As countries seek to make progress towards achieving Sustainable Development Goal 16, there is growing recognition that it is essential to work with both state and non-state justice systems to strengthen the rule of law and effectively prevent and resolve conflicts.
As part of a global series of consultations, in October 2019 IDLO convened the first meeting of experts from around the world to discuss how to engage with customary and informal systems to enhance justice for women and girls.
Over the course of the two-day workshop, practitioners, policymakers and representatives of women’s groups considered obstacles and pathways to ensure justice for women in plural legal systems.
Representing a range of sectors and geographic regions, the group of experts agreed that engagement with customary and informal systems is necessary to secure justice for women. Only through deeper collaboration will it be possible to meet the objectives of the 2030 Agenda and enhance access to justice for all – including for women and girls.
Customary and informal justice systems
In many parts of the world, people turn to customary and informal systems to address their grievances and obtain justice. Village courts, councils of elders and religious leaders can provide an easily accessible and affordable path to resolving disputes and criminal matters, and one that is often considered more familiar and flexible than the formal court system. According to some estimates, over 80 per cent of legal disputes are resolved outside of the formal court system.
Speaking during a HagueTalks interactive dialogue with the public on the sidelines of the expert group meeting, Jemimah Aluda, a lawyer and women’s rights activist from Kenya, gave an example of a homicide case in which retributive justice would negatively impact the families of both the victim and the accused.
“If you were to go to a criminal court, the accused would be sent to jail, and both families would suffer,” she explained. “In the north of Kenya, such matters tend not to be taken to court. Under the customary system, the clan will take charge. The accused will be made to look after the victim’s family, pay compensation and ensure the children go to school. In the meantime, he will continue to take care of his own family.”
Challenges for women and opportunities for engagement
Women face unique challenges compared to men when seeking justice through the state system. Similarly, they often find justice elusive and their rights undermined by customary systems.
For example, in many cases, disputes are resolved by men, and women can only represent themselves through male relatives. Patriarchal norms and customs in some societies can result in customary justice systems not considering severe forms of violence against women as serious offences. Some customary justice systems tolerate discriminatory practices such as female genital mutilation and denial of widow inheritance, and impose discriminatory sanctions such as forced marriage.
Ms. Aluda acknowledges these challenges. In some parts of Kenya, she says, customary systems can force a young girl who has been defiled to marry her abuser, as she is considered unfit for marriage to another person once she has lost her virginity. Laisa Masuhud Alamia, a human rights lawyer from the Philippines, has similar stories to tell: “Examples like these are still happening because they are justified by custom, religion, tradition.”
We realized that customary and informal justice systems are still alive and thriving.

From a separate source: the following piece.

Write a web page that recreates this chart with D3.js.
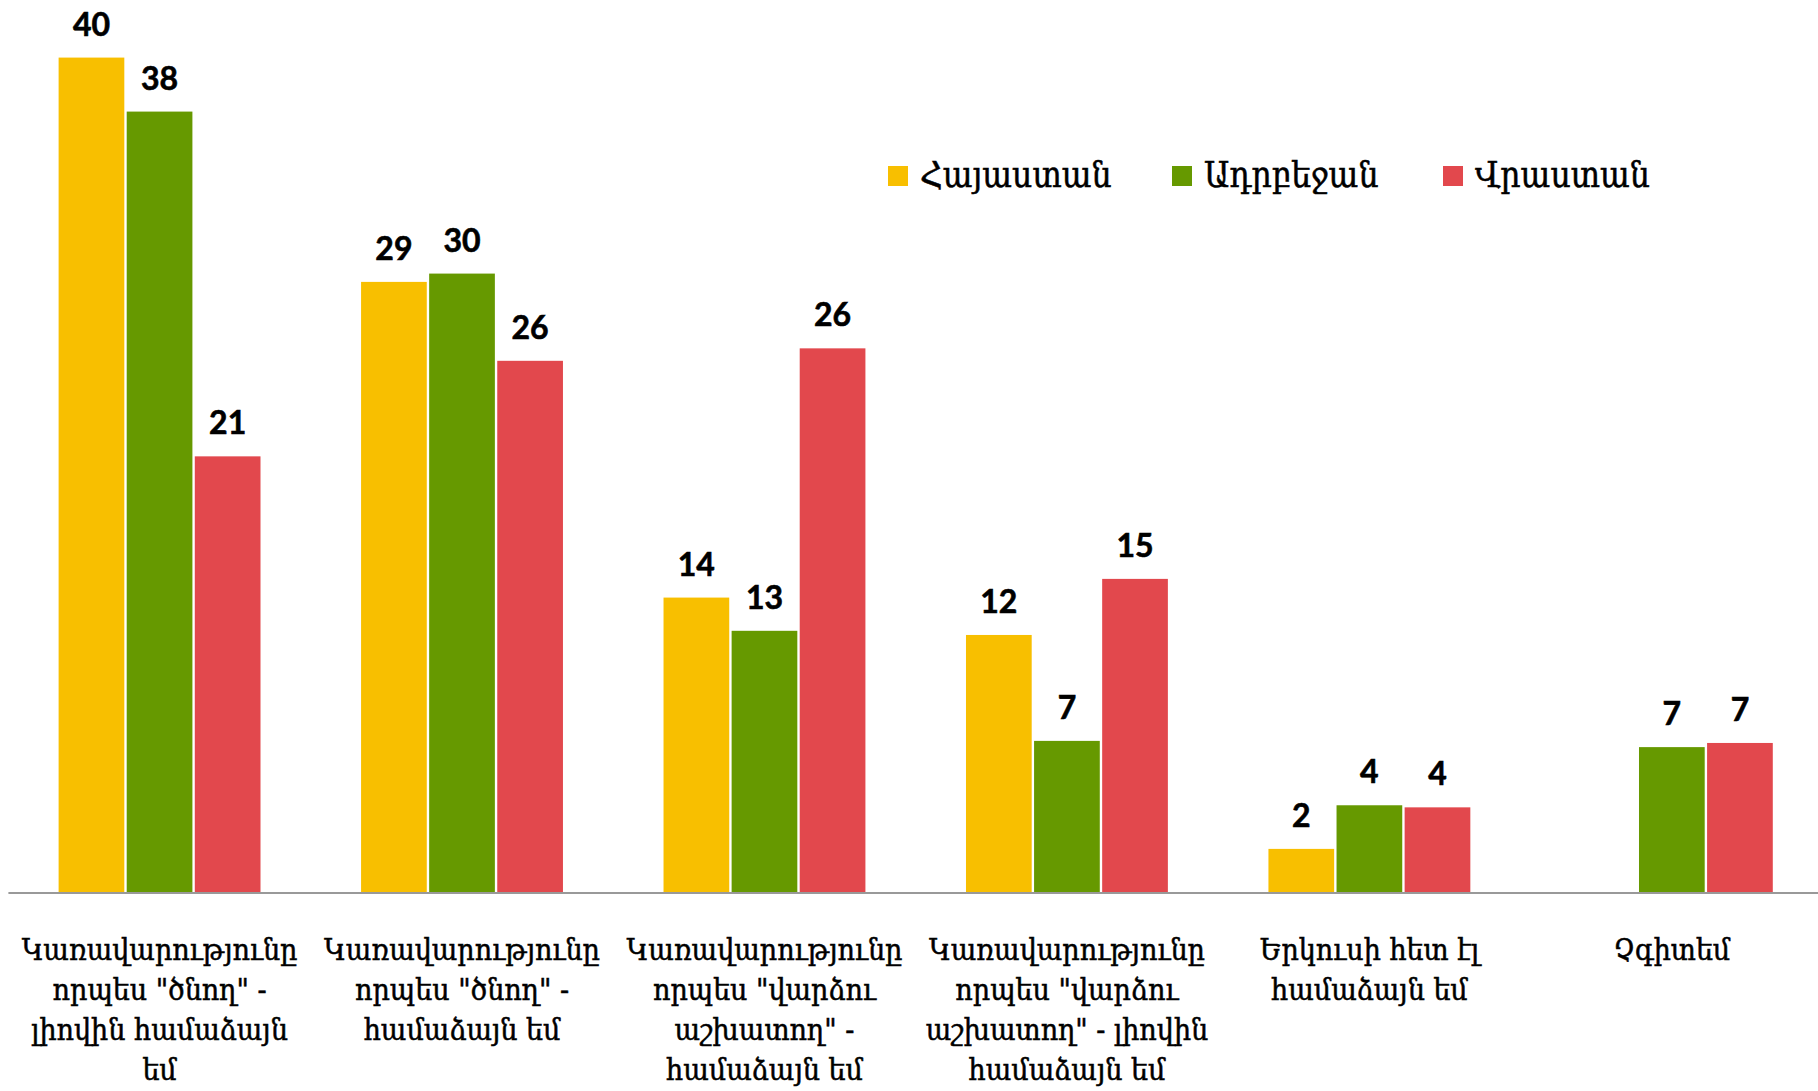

Therefore, sensitizing customary and informal justice actors about women’s human rights is paramount. “We realized that customary and informal justice systems are still alive and thriving. So we needed to document the good practices and also look at the negative cultural and social norms and see how we then sensitize the leaders and the community around positive change,” said Rita Aciro, Executive Director of the Uganda Women’s Network.
Furthermore, women have proven to be innovative in exploring avenues to justice in such systems that would remain inaccessible via the formal court system.
For example, in the Swat Valley – a district of Pakistan where under the Taliban rule, women were forbidden to leave the home without a male relative and continue to experience high levels of gender-based violence – people turn to traditional community assemblies known as ‘jirgas’ to resolve their disputes. Tired of women’s rights regularly being discriminated against by male-only jirgas, a group of 25 local women formed its own jirga in 2013. The all-female forum has heard thousands of cases related to women’s issues and uses its collective strength as well as the support of its senior female members to back women’s cases in formal courts.
Entry points and recommendations
To ensure plural legal systems provide a forum where women’s issues can be heard and resolved, the participants of the expert group urged that women’s rights must be placed at the heart of endeavors to engage with customary and informal systems. They also noted that women should be empowered to make informed decisions, including by understanding the advantages and shortfalls of different justice actors.
I think we can strengthen indigenous systems by empowering women to take decisions.
The President of the Peruvian Organization of Andean and Amazonian Indigenous Women, Melania Canales Poma, said: “I think we can strengthen indigenous systems by empowering women to take decisions and providing guidance to communities on how to address matters of rights violations for women justice seekers.”
The experts also recommended further enhancing the constructive collaboration between the international women’s rights movement and women’s groups, as well as further research to better understand concrete ways of engaging with customary and informal systems on women’s rights issues.
The entry points and recommendations on ways to advance women’s rights and achieve fair justice outcomes for women identified by the expert group will feed into IDLO’s global analysis and inform policy dialogue on issues related to customary and informal justice.